Run an R script, which requires AWS credentials, on each core of a server as a docker image

I have a script which a docker image runs. This script calculates some values then pushes those values to an S3 bucket. Everything has been tested and is running well.

The problem is that this script is slow. I would like to run this script on each core of a server with 32 cores. I have never done this, so maybe it is naive of me to think this is possible.

There is a similar thread on this topic on stackoverflow.

One solution given is writing running Rscript test_learn_script.R along with the bash commands nohup (a POSIX command to ignore the HUP (hangup) ) and & (a command to drop some code into the background). Using these commands a bash loop can be written as follows:

#!/bin/bash
# ---------------------------------------------------------------------------------
# Name:        rscript_loop.sh
# Description: Runs a rscript loop in the backround on each iteration of the loop.
#              The goal is to parallelize the script. Script in R defult to one
#              core. This loop should be able to extend to the number of cores on a
#              server.
#
# A solution provide here:
#  https://stackoverflow.com/questions/31137842/run-multiple-r-scripts-simultaneously
# ---------------------------------------------------------------------------------
for i in `seq 1 3`;
  do
  Rscript test_learn_script.R $i &
  done

I made a simple test_learn_script.R file for this question which looks like the following.

library(aws.s3)
test_env=Sys.getenv(c("R_HOME"))
AWS_ACCESS_KEY_ID=Sys.getenv("AWS_ACCESS_KEY_ID");
AWS_SECRET_ACCESS_KEY=Sys.getenv("AWS_SECRET_ACCESS_KEY")
AWS_SECRET_ACCESS_KEY=Sys.getenv("AWS_DEFAULT_REGION")

classification_df <- data.frame(replicate(10,sample(0:1,1000,rep=TRUE)))
s3write_using(classification_df, FUN = write.csv,
             bucket = "www.tsdata",
              object = unique_name)

My test_learn_script.R file would run fine with the following if I was not having it iterate in a bash script.

docker run -e AWS_ACCESS_KEY_ID='***' -e AWS_SECRET_ACCESS_KEY='***' -e AWS_DEFAULT_REGION='***' my_docker_project

How can I parallelize my R code, which requires AWS credentials, to run on all 32 cores of a server as a docker image?
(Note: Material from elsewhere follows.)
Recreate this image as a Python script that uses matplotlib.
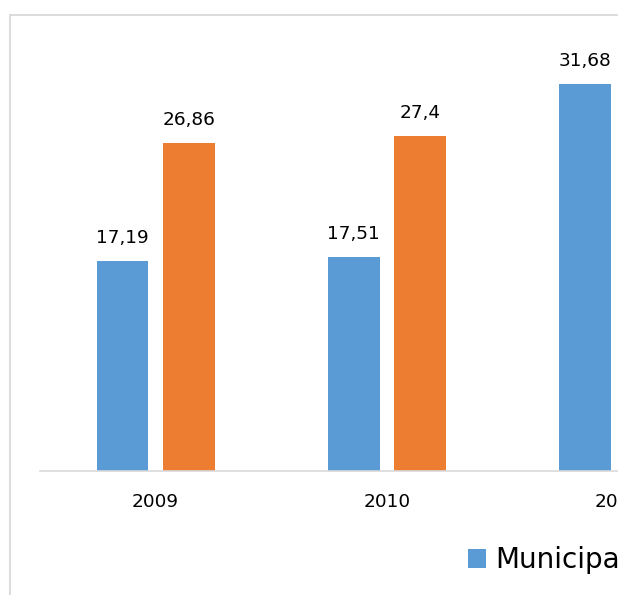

Also my Dockerfile is below:

FROM rocker/tidyverse:3.5.0
#
## install packages Ubuntu goodies
RUN apt-get update
#
##install R packages
RUN Rscript -e 'install.packages("forecast")'
RUN Rscript -e 'install.packages("devools")'
RUN Rscript -e 'install.packages("furrr")'
RUN Rscript -e 'install.packages("lubridate")'
RUN Rscript -e 'install.packages("aws.s3", repos = c("cloudyr" = "http://cloudyr.github.io/drat"))'
RUN Rscript -e 'devtools::install_github("tidyverse/ggplot2")'
RUN Rscript -e 'devtools::install_github("robjhyndman/tsfeatures")'
RUN Rscript -e 'devtools::install_github("ykang/tsgeneration")'
RUN Rscript -e 'devtools::install_github("alexhallam/tsMetaLearnWrap")'

# Add files in local machine directory
ADD . /usr/local/src/
WORKDIR /usr/local/src/
CMD ["./rscript_loop.sh"]

I see you already using furrr: what don't you use future and furrr to parallelize on the 32 cores instead of going with docker for this ? They are a very good way to parallelize your computation.
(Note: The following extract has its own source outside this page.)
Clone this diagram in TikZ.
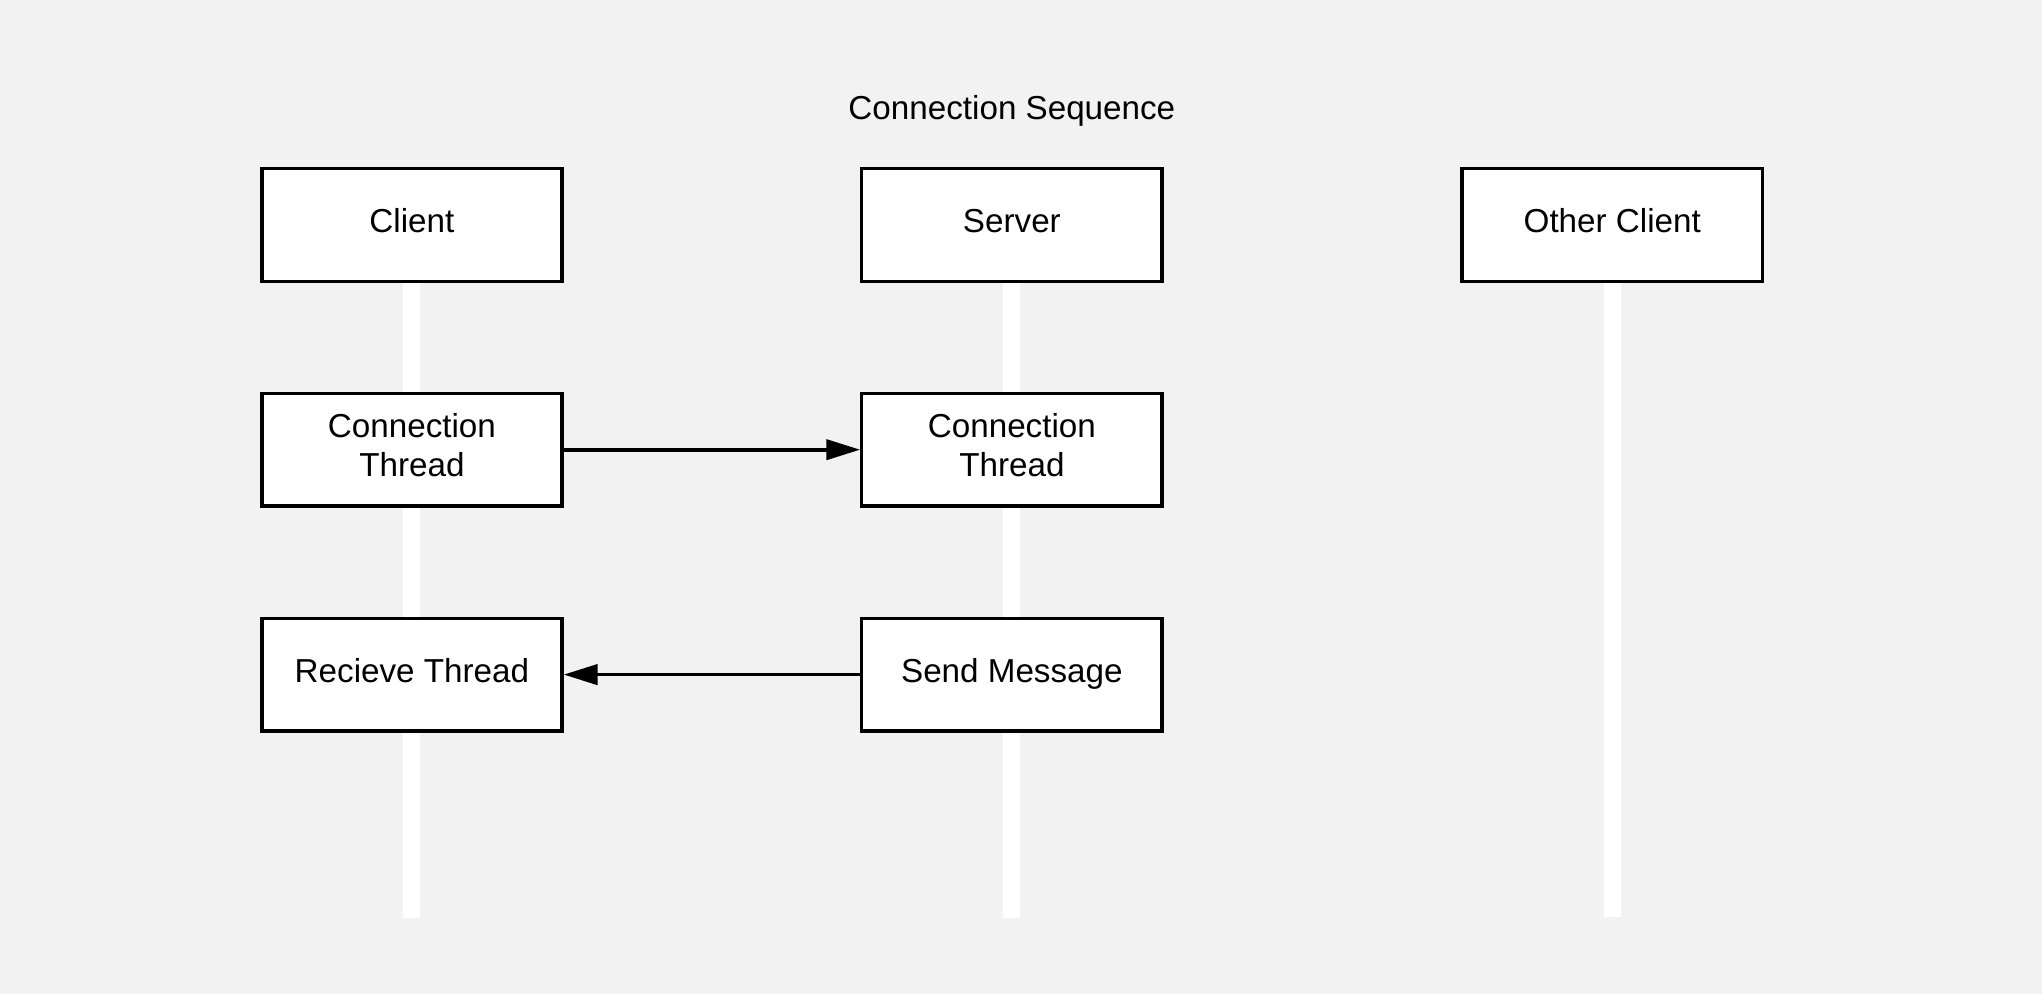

I do this on Google Kubernetes Engine, but same principle applies to AWS - you have it in Docker already, so as long as your script is stateless you can launch a Kubernetes cluster, scale up the pods and then decide how many VMs you would like to autoscale too.

Tamas has a great tutorial on this here

1 Like

Are you suggesting that I wrap test_learn_script.R in furrr? If so that makes a lot of sense. I would still probably keep the code in a docker image, but since I would be using furrr to parallelize as opposed to a loop in bash I should be able to pass the AWS credentials just fine.

Thanks, I will check that out.

As you seem to use furrr already, it means you already parallelise in some way. Using future and one of its companion package, I think you can add a level of parallelisation above when lauching your script.

Using kubernetes could also be pretty simple as you have already dockerized! Nice idea @MarkeD!